Waarom alleen vrouwen? Serieuze onderwerpen gaan toch ‘de mens’ aan en niet de vrouw alleen? Tja, waarom bijna altijd alleen mannen over thema’s ‘de mens’ betreffende? En is het niet bijzonder dat hier alle huidtinten vertegenwoordigd zijn? En is het niet een belangrijke hommage aan Eleanor Roosevelt die vocht voor expliciet noemen van haar seksegenoten? En is het niet zo dat vrouwen vaak eerder en sterker getroffen worden door problemen die ‘manmade’ zijn, waarbij ‘man’ zowel ‘mens’ als ‘man’ kan betekenen? Daarom is Hellers verhaal ook meteen al zo sterk: ze verloor haar ouders, maar moest na 1945 dóór, wat betekende dat er weinig tijd voor rouwen was. Daarover voelt ze zich schuldig. Maar die schuld (als die al bestaat) lost ze indrukwekkend in door te vertellen hoe ze haar kracht ontleent aan de onvoorwaardelijke liefde die haar ouders voor elkaar en voor haar koesterden en aan het feit dat haar vader benadrukte dat hij zo blij was dat hij een dochter had die kon bewijzen dat een dochter even ‘goed’ was als een zoon – ‘goed’ in de zin van ‘moreel’ en ‘goed’ in de zin van gelijkwaardig. En dat deed en doet ze.
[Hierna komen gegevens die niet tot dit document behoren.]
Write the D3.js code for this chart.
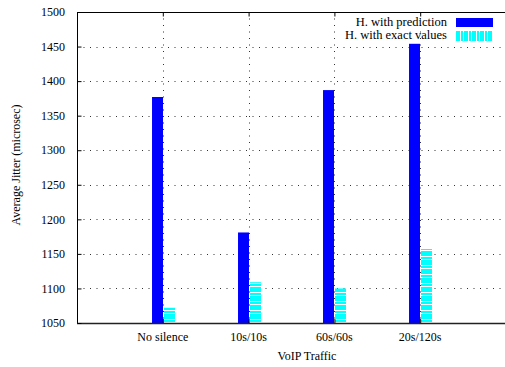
<!DOCTYPE html>
<html>
<head>
<meta charset="utf-8">
<script src="https://cdn.jsdelivr.net/npm/d3@7"></script>
<style>
  body { margin: 0; background: #fff; }
  svg { display: block; }
</style>
</head>
<body>
<div id="chart"></div>
<script>
// chart data
const categories = ["No silence", "10s/10s", "60s/60s", "20s/120s"];
const withPrediction = [1377, 1181, 1387, 1454];
const withExact = [1072, 1109, 1100, 1157];
const yTicks = [1050, 1100, 1150, 1200, 1250, 1300, 1350, 1400, 1450, 1500];
const seriesNames = ["H. with prediction", "H. with exact values"];

const width = 505, height = 367;
const plotLeft = 77, plotTop = 12, plotBottom = 323, plotRight = 506;

const svg = d3.select("#chart").append("svg")
    .attr("width", width)
    .attr("height", height)
    .attr("font-family", "'Liberation Serif', 'Times New Roman', Times, 'DejaVu Serif', serif");

// fill patterns for the "exact values" bars (gnuplot style stripes)
const defs = svg.append("defs");
const hPat = defs.append("pattern")
    .attr("id", "stripesH")
    .attr("patternUnits", "userSpaceOnUse")
    .attr("width", 20).attr("height", 9)
    .attr("y", plotBottom);
hPat.append("rect").attr("width", 20).attr("height", 9).attr("fill", "#fff");
hPat.append("rect").attr("y", 0).attr("width", 20).attr("height", 5).attr("fill", "#00ffff");
hPat.append("rect").attr("y", 6).attr("width", 20).attr("height", 2).attr("fill", "#00ffff");

const vPat = defs.append("pattern")
    .attr("id", "stripesV")
    .attr("patternUnits", "userSpaceOnUse")
    .attr("width", 8).attr("height", 20)
    .attr("x", 456);
vPat.append("rect").attr("width", 8).attr("height", 20).attr("fill", "#fff");
vPat.append("rect").attr("x", 0).attr("width", 4).attr("height", 20).attr("fill", "#00ffff");
vPat.append("rect").attr("x", 5).attr("width", 2).attr("height", 20).attr("fill", "#00ffff");

// scales
const x = d3.scaleLinear().domain([0, 5]).range([plotLeft, plotRight]);
const y = d3.scaleLinear().domain([1050, 1500]).range([plotBottom, plotTop]);

const barW = x(0.128) - x(0);

// grid
const grid = svg.append("g")
    .attr("stroke", "#333")
    .attr("stroke-width", 1)
    .attr("stroke-dasharray", "1,5.5");

grid.selectAll("line.hg")
    .data(yTicks.slice(1, -1))
    .enter().append("line")
    .attr("class", "hg")
    .attr("x1", plotLeft).attr("x2", plotRight)
    .attr("y1", d => Math.round(y(d)) + 0.5)
    .attr("y2", d => Math.round(y(d)) + 0.5);

grid.selectAll("line.vg")
    .data(categories)
    .enter().append("line")
    .attr("class", "vg")
    .attr("x1", (d, i) => Math.round(x(i + 1)) + 0.5)
    .attr("x2", (d, i) => Math.round(x(i + 1)) + 0.5)
    .attr("y1", plotTop).attr("y2", plotBottom);

// bars
svg.selectAll("rect.pred")
    .data(withPrediction)
    .enter().append("rect")
    .attr("class", "pred")
    .attr("x", (d, i) => Math.round(x(i + 1)) - barW)
    .attr("width", barW)
    .attr("y", d => y(d))
    .attr("height", d => plotBottom - y(d))
    .attr("fill", "#0000ff");

svg.selectAll("rect.exact")
    .data(withExact)
    .enter().append("rect")
    .attr("class", "exact")
    .attr("x", (d, i) => Math.round(x(i + 1)) + 1)
    .attr("width", barW)
    .attr("y", d => y(d))
    .attr("height", d => plotBottom - y(d))
    .attr("fill", "url(#stripesH)");

// border
const border = svg.append("g").attr("stroke", "#000").attr("fill", "none");
border.append("line")
    .attr("x1", plotLeft + 0.5).attr("x2", plotLeft + 0.5)
    .attr("y1", plotTop).attr("y2", plotBottom)
    .attr("stroke-width", 1);
border.append("line")
    .attr("x1", plotLeft).attr("x2", plotRight)
    .attr("y1", plotTop + 0.5).attr("y2", plotTop + 0.5)
    .attr("stroke-width", 1);
border.append("line")
    .attr("x1", plotLeft).attr("x2", plotRight)
    .attr("y1", plotBottom + 0.5).attr("y2", plotBottom + 0.5)
    .attr("stroke", "#222")
    .attr("stroke-width", 1.6);

// y axis ticks + labels
const yAxis = svg.append("g")
    .attr("transform", `translate(${plotLeft + 0.5},0)`)
    .call(d3.axisRight(y).tickValues(yTicks).tickSize(4).tickFormat(""));
yAxis.select(".domain").remove();
yAxis.selectAll("line").attr("stroke", "#000");

svg.append("g").selectAll("text")
    .data(yTicks)
    .enter().append("text")
    .attr("x", 65)
    .attr("y", d => y(d))
    .attr("dy", "0.35em")
    .attr("text-anchor", "end")
    .attr("font-size", 12)
    .text(d => d);

// x ticks (bottom and mirrored top)
const xTickVals = categories.map((d, i) => i + 1);
const xBottom = svg.append("g")
    .attr("transform", `translate(0,${plotBottom})`)
    .call(d3.axisTop(x).tickValues(xTickVals).tickSize(4).tickFormat(""));
xBottom.select(".domain").remove();
const xTop = svg.append("g")
    .attr("transform", `translate(0,${plotTop + 0.5})`)
    .call(d3.axisBottom(x).tickValues(xTickVals).tickSize(4).tickFormat(""));
xTop.select(".domain").remove();

svg.append("g").selectAll("text")
    .data(categories)
    .enter().append("text")
    .attr("x", (d, i) => x(i + 1))
    .attr("y", 341)
    .attr("text-anchor", "middle")
    .attr("font-size", 12)
    .text(d => d);

// axis titles
svg.append("text")
    .attr("x", 307)
    .attr("y", 360)
    .attr("text-anchor", "middle")
    .attr("font-size", 12)
    .text("VoIP Traffic");

svg.append("text")
    .attr("transform", "translate(20,165) rotate(-90)")
    .attr("text-anchor", "middle")
    .attr("font-size", 12)
    .text("Average Jitter (microsec)");

// legend
const legend = svg.append("g");
legend.append("rect").attr("x", 456).attr("y", 18).attr("width", 37).attr("height", 9).attr("fill", "#0000ff");
legend.append("rect").attr("x", 456).attr("y", 31).attr("width", 37).attr("height", 10).attr("fill", "url(#stripesV)");
legend.selectAll("text")
    .data(seriesNames)
    .enter().append("text")
    .attr("x", 447)
    .attr("y", (d, i) => 26 + i * 13)
    .attr("text-anchor", "end")
    .attr("font-size", 12.5)
    .text(d => d);
</script>
</body>
</html>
Sterke vrouwen volop in deze reeks. Natuurlijk die twaalf ‘talking heads’ met hun denkkracht en intellectuele en praktische moed. Een aantal van hen betaalde een hoge prijs voor activisme in naam van gerechtigheid en gelijkwaardigheid. Karman moest Jemen ontvluchten vanwege haar leiderschap in de Arabische Revolutie. En Shafak verliet noodgedwongen Turkije omdat erkenning van de Armeense genocide haar in gevaar bracht.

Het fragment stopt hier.